■ **Goal of the exercise**:
Leave out all pictures and give back precisely the lines from the line with "Output the LaTeX" to the line with "(0,0) rectangle (1691,6);", including those two lines.

■ **Records for the task**:
+++
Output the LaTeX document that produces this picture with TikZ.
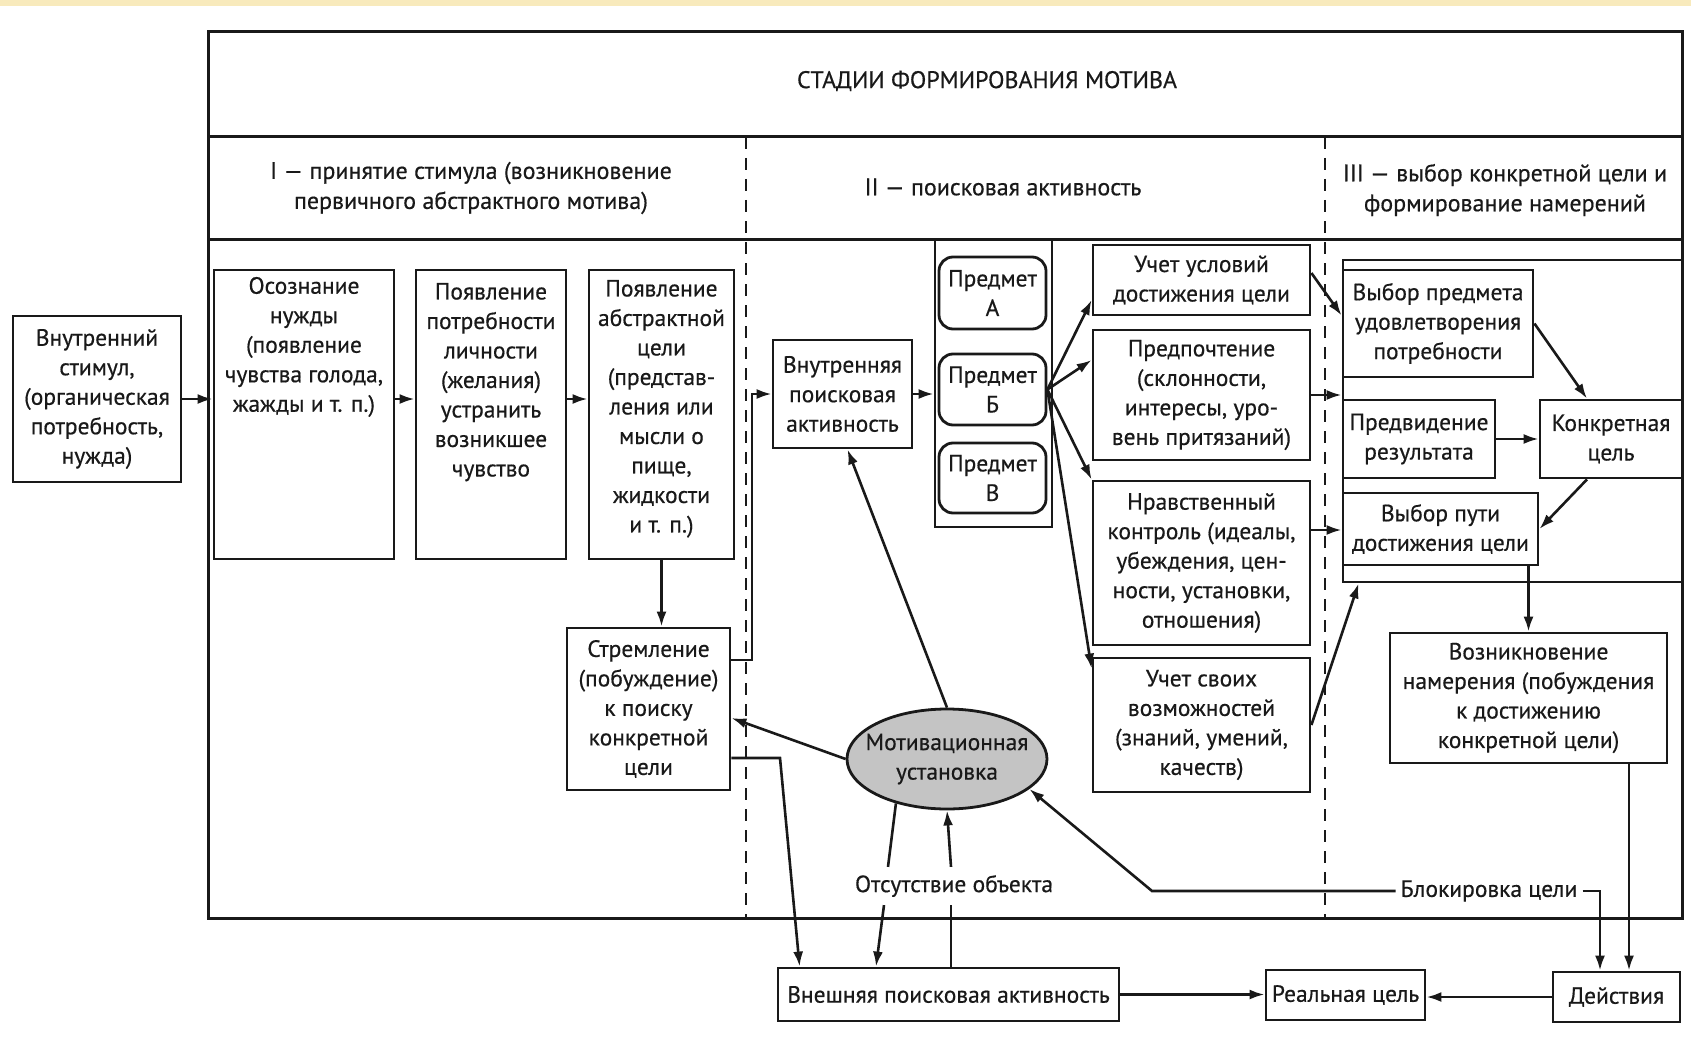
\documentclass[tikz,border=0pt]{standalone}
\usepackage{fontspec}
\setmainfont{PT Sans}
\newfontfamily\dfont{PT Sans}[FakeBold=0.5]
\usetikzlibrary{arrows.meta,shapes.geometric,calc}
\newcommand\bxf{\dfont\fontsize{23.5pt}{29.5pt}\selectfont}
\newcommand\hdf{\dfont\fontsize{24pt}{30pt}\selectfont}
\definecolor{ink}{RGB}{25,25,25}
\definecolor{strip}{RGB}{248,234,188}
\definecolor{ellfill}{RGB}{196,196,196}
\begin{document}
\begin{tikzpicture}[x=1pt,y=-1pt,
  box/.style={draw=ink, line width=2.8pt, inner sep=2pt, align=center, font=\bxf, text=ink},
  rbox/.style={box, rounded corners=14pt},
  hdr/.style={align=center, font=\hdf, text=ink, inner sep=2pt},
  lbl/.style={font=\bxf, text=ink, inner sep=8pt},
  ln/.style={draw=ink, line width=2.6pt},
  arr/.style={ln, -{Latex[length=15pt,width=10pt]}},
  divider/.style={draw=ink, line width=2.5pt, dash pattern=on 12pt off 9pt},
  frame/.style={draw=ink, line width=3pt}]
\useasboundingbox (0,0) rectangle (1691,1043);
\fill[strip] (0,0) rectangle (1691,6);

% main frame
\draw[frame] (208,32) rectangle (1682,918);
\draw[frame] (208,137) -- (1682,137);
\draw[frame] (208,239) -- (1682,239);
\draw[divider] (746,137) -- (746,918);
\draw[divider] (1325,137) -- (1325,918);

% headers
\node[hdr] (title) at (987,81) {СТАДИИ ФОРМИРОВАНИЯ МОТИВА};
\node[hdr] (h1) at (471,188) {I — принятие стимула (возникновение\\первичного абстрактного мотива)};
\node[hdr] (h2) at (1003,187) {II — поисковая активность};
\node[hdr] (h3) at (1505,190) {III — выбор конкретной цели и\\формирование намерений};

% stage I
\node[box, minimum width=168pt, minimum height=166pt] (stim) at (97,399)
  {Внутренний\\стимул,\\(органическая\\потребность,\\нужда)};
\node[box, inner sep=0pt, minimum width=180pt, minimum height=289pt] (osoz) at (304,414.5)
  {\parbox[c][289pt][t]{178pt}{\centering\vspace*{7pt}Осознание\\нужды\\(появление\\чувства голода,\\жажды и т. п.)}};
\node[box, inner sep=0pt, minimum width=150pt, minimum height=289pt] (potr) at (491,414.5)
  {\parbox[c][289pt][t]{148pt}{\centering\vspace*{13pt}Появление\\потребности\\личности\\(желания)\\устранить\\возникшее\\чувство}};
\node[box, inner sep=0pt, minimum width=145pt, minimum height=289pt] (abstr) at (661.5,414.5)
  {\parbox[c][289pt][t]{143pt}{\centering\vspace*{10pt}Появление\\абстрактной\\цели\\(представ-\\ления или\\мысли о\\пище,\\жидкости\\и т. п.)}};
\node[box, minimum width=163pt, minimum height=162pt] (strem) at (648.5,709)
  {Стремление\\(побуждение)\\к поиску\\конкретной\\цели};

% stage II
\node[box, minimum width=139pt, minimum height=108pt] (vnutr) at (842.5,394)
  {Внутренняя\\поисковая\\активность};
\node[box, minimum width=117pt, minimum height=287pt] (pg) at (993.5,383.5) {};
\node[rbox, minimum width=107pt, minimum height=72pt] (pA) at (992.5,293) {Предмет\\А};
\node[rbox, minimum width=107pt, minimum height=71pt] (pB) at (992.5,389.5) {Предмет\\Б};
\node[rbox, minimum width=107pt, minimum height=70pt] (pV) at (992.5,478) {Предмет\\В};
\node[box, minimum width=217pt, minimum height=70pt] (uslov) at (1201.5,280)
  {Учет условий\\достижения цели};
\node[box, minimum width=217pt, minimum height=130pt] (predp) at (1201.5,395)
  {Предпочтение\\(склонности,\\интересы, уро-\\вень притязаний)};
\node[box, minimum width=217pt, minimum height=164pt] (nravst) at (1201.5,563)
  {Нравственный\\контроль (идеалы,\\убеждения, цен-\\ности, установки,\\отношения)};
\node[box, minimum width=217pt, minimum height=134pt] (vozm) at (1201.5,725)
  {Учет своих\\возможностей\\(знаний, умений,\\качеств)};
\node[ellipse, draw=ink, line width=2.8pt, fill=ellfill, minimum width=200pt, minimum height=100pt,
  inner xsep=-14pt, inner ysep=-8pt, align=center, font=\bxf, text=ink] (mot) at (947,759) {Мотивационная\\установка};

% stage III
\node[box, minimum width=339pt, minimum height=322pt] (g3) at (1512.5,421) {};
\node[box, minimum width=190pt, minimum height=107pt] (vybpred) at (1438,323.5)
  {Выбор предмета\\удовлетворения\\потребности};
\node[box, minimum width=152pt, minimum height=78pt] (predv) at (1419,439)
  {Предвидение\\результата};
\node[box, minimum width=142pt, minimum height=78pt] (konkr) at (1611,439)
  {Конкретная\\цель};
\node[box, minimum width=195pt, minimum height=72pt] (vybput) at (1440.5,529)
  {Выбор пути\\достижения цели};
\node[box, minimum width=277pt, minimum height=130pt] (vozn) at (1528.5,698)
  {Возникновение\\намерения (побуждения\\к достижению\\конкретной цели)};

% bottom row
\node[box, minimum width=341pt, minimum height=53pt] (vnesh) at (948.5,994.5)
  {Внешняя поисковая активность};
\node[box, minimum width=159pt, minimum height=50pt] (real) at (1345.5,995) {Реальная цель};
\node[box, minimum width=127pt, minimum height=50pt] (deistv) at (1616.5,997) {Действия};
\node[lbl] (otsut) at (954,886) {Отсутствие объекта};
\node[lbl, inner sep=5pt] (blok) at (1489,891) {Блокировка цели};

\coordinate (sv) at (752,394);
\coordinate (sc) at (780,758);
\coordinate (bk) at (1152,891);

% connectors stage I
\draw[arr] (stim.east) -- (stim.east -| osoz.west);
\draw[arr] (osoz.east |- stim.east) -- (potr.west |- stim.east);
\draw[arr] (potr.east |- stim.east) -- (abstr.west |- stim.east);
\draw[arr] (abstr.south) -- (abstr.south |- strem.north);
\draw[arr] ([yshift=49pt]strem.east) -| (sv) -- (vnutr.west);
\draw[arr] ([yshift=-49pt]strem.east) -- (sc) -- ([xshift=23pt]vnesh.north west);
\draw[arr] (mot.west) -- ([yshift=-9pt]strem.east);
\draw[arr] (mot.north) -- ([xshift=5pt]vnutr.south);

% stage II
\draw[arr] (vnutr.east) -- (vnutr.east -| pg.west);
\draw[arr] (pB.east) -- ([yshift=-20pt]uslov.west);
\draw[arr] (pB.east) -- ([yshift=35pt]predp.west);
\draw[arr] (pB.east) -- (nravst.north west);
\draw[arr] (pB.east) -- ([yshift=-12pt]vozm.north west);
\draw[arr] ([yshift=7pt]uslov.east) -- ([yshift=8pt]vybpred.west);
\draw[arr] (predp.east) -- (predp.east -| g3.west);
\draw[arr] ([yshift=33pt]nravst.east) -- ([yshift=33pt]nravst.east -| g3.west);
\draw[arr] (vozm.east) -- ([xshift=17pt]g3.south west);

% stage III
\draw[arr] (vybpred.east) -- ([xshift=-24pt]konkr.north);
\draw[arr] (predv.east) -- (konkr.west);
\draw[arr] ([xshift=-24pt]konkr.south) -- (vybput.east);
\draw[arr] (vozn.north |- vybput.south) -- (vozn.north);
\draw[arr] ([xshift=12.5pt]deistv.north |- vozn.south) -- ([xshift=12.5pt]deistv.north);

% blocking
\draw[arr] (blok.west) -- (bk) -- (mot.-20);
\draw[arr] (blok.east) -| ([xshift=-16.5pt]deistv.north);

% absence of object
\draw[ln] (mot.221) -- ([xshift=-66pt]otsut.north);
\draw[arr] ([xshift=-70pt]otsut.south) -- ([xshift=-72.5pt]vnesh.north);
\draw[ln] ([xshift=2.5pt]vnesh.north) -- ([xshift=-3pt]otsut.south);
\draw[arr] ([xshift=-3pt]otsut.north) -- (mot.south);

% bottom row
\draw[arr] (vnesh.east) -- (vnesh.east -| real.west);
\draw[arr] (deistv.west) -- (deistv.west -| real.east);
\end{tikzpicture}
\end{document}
+++
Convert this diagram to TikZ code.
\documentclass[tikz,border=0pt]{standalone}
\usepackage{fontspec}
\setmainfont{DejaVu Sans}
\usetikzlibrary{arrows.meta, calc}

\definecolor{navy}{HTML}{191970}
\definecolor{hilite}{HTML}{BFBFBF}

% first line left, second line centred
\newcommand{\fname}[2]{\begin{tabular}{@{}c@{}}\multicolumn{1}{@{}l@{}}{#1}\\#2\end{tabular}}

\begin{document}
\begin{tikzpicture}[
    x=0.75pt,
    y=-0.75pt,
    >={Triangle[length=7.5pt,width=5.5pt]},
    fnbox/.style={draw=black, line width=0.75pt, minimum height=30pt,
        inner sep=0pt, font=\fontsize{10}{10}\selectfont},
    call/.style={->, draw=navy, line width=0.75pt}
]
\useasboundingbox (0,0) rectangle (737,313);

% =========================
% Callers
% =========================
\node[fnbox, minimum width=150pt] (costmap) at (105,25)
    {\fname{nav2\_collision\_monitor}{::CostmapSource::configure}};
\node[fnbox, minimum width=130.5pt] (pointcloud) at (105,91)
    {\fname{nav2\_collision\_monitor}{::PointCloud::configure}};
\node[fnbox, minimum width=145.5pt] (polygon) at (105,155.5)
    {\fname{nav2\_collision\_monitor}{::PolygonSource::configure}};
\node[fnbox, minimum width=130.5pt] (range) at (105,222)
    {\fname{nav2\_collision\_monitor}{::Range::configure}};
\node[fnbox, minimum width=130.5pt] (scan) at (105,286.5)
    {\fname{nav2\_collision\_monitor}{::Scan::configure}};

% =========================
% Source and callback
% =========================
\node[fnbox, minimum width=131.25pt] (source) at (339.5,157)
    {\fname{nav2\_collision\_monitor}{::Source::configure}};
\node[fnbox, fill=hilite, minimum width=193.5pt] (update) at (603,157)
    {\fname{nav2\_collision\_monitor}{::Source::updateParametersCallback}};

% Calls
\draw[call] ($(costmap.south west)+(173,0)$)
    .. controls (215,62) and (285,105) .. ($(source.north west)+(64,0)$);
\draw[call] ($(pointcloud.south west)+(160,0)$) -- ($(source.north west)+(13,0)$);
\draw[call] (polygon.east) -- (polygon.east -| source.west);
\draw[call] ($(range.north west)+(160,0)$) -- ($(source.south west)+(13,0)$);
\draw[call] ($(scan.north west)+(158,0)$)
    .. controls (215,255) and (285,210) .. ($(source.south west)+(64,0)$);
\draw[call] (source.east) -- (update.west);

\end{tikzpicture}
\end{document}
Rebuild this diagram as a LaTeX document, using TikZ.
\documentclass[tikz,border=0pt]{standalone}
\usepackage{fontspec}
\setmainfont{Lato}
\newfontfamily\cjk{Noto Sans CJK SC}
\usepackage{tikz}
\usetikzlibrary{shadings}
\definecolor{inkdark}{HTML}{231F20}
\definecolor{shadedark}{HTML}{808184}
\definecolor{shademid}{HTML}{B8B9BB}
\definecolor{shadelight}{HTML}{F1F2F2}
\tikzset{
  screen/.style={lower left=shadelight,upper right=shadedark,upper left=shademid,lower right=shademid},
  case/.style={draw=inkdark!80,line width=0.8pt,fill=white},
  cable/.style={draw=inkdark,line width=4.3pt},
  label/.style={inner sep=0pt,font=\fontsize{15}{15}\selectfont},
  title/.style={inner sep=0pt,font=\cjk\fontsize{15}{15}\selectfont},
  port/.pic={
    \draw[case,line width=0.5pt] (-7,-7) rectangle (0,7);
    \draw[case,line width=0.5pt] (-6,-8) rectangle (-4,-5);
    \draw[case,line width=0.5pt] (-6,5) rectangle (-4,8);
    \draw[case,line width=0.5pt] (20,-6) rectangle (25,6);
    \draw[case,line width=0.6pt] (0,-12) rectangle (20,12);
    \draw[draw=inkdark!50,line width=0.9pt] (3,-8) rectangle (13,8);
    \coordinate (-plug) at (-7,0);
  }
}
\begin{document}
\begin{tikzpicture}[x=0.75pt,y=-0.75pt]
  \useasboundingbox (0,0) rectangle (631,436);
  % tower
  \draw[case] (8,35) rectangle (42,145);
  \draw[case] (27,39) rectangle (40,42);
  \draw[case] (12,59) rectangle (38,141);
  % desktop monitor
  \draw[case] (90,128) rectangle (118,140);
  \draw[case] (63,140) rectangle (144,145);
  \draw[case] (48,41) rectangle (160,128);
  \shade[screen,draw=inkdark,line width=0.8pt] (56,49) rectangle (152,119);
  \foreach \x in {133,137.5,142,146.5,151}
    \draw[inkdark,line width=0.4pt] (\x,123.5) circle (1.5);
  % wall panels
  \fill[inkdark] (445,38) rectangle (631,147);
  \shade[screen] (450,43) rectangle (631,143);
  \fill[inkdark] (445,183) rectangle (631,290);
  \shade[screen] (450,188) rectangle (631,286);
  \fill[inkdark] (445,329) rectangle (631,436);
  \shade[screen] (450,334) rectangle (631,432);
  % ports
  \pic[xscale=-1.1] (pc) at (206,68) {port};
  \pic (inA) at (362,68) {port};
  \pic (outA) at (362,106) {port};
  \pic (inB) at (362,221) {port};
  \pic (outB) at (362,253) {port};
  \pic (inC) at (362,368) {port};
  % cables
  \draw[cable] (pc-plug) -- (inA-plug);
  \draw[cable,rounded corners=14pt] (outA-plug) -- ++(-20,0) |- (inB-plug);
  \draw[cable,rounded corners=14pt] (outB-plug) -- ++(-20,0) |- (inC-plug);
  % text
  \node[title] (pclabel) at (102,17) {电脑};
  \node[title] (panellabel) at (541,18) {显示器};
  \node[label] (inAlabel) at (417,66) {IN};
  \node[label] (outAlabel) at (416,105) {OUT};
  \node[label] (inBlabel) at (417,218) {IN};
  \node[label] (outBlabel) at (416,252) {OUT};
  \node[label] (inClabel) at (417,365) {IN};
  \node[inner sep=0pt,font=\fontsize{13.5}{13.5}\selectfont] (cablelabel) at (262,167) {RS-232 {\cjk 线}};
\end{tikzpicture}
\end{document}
+++
■ **Full solution**:
Output the LaTeX document that produces this picture with TikZ.
\documentclass[tikz,border=0pt]{standalone}
\usepackage{fontspec}
\setmainfont{PT Sans}
\newfontfamily\dfont{PT Sans}[FakeBold=0.5]
\usetikzlibrary{arrows.meta,shapes.geometric,calc}
\newcommand\bxf{\dfont\fontsize{23.5pt}{29.5pt}\selectfont}
\newcommand\hdf{\dfont\fontsize{24pt}{30pt}\selectfont}
\definecolor{ink}{RGB}{25,25,25}
\definecolor{strip}{RGB}{248,234,188}
\definecolor{ellfill}{RGB}{196,196,196}
\begin{document}
\begin{tikzpicture}[x=1pt,y=-1pt,
  box/.style={draw=ink, line width=2.8pt, inner sep=2pt, align=center, font=\bxf, text=ink},
  rbox/.style={box, rounded corners=14pt},
  hdr/.style={align=center, font=\hdf, text=ink, inner sep=2pt},
  lbl/.style={font=\bxf, text=ink, inner sep=8pt},
  ln/.style={draw=ink, line width=2.6pt},
  arr/.style={ln, -{Latex[length=15pt,width=10pt]}},
  divider/.style={draw=ink, line width=2.5pt, dash pattern=on 12pt off 9pt},
  frame/.style={draw=ink, line width=3pt}]
\useasboundingbox (0,0) rectangle (1691,1043);
\fill[strip] (0,0) rectangle (1691,6);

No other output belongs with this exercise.